Customers and citizens expect to engage on a more real-time basis. Social media, Cloud, data analytics and mobile are rapidly transforming us into an increasingly information-driven culture. Our expectations and interactions are fundamentally shifting. There are huge opportunities for those able to move quickly to adopt and exploit the pace and scale of change. But these changes also challenge organisations to evolve their skill sets and thinking, either to transform existing processes to harness Digital or identify where and how they can innovate.
Government will need to work differently, using new skills. Putting the citizen at the centre of everything and driving innovation in a more agile way, from policy development to execution, changes operational considerations and structures. There are also legacy services and systems that will need to co-exist with those that are newly Digital. This is hard stuff to get right in commercial organisations let alone in something as large and complex as the UK’s public service landscape. It requires leadership and vision. And Digital is fast-moving, which is not always been the case for government.
Government is waking up to the need to harness Digital for better public service provision. The Government Digital Strategy is a well-documented initiative with laudable intent. GDS has made significant progress since its inception towards ‘Digital by Default’ and should take much credit for helping to generate a wave of change in how government services are provisioned, procured and implemented. Focusing initially on 25 transaction-heavy ‘exemplars’, GDS has made considerable gains in streamlining operations, whilst maintaining service quality at reduced cost.
The MCA roundtable showcased some of the work that has already gone into these areas and identified challenges which GDS and government have yet to overcome. And there is a lot still to go at to transform the government machine itself.
Government still has to wade through the quagmire of basic wiring issues associated with getting old legacy and new Digital platforms to coexist. There is also substantial work to be done to raise awareness of the opportunities Digital offers and a need to engage the majority of public servants who sit between the policy and strategy innovators and the front line evangelists. This is where much of the change to the “way things have always been done” needs to happen. If GDS is able to broker this, then public services will have the opportunity to transform. The private sector is already moving to a real Digital conversation that is genuinely customer-driven. Truly responsive government lies down a similar path. It is a realistic goal. But we are not there yet.
After much detailed discussion, the MCA Roundtable identified seven core themes to the Public Sector Digital debate:
- What government can coordinate. There is a very important role for central government activism where services that require citizen-centric approaches span numerous agencies and delivery bodies. The role of GDS in aligning capabilities and getting central and local bodies to coordinate their efforts may be critical here.

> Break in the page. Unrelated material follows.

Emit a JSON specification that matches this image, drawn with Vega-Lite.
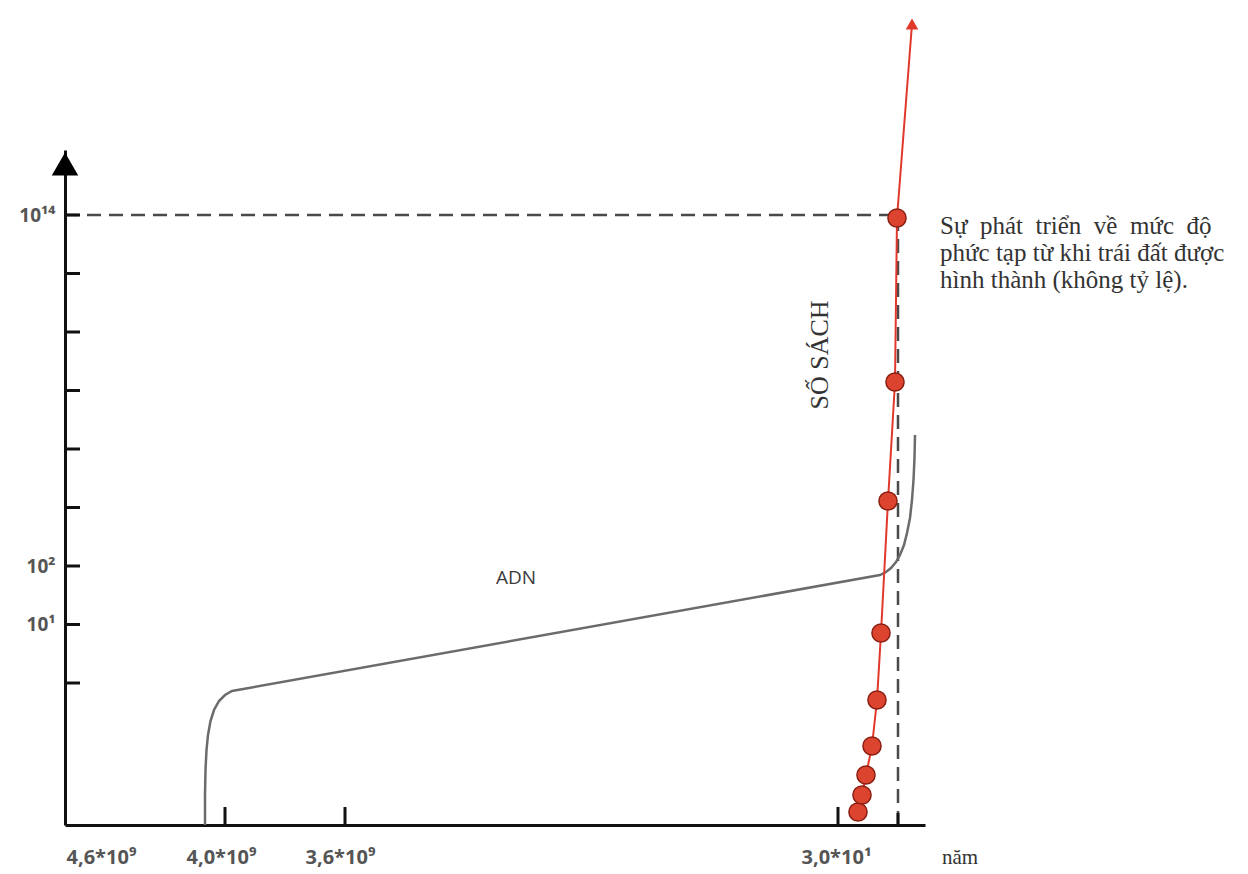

- Citizen-centric service innovations at the frontline. These are particularly those innovations stemming from direct service pressures and expectations felt by delivery bodies working at the sharp end. These are not quite the same as the market forces operating in the private sector. But they are analogous to them. Successful initiatives of this sort impact citizens directly. Indeed, they are often instigated by citizens or are a response to their demands.
- Government as a facilitator, not solely a direct deliverer of services. Private bodies may be able to provide (often even spontaneously) public service information and even service platforms cheaper, better and more efficiently than government. Government will need to create the right enabling conditions for this new approach, including its continuing efforts to place more information in the public domain that citizens, citizen advocates and Digital entrepreneurs can use. It must also ensure that it applies the right standards and acts as an effective regulator of this sort of provision.
- Digital skills and culture across the public sector. Deepening Digital innovation will depend on a workforce that can embrace and engage it
- Data ownership. Just as in the private sector, where there are real concerns about corporate ownership of consumer data, so government needs to ensure that citizens “own” the information it holds about them. This will change the terms of the debate about data and services, encouraging citizen participation and allaying fears about state paternalism – or worse
- Measurement. This should extend beyond take up and savings and include measures such as social value
- Improving citizen access. The Government has committed to providing Assisted Digital support to help those offline use digital government services. However, through its Digital Inclusion Strategy, it also wants to ensure that everyone in the UK has the digital capability to take advantage of being online. This means tackling the barriers that prevent people from doing so – namely a lack of skills, access, motivation and trust, and not just widening or speeding up the broadband network. In other sectors, such as financial services, it has proved cheaper in the long run to provide target user groups with tablet devices and simple service access mechanisms. Government could learn some lessons from these types of initiative.
Over the remaining months of the Year of Digital, MCA members, including EY, will examine each of these themes.
Of course, government also has a role in relation to the wider economy on Digital. Education policy impacts our Digital skills base. Government can promote Digital through its growth strategy and approach to regulation. Initiatives such as government support for Tech City and the Connected Digital Economy Catapult, which helps new Digital entrepreneurs, are examples of what government is already doing in this area. MCA members have already made contributions to debates about government’s role, especially in the area of skills, and will continue to examine its role as a sponsor and regulator.
Yet there is no question that government’s ability to influence the UK’s wider exploitation of Digital will be impacted beneficially by its own standing in the use and deployment of Digital capabilities. These have the potential to be as transformational to government as they have proved to sectors such as the music industry. It will be a fascinating journey.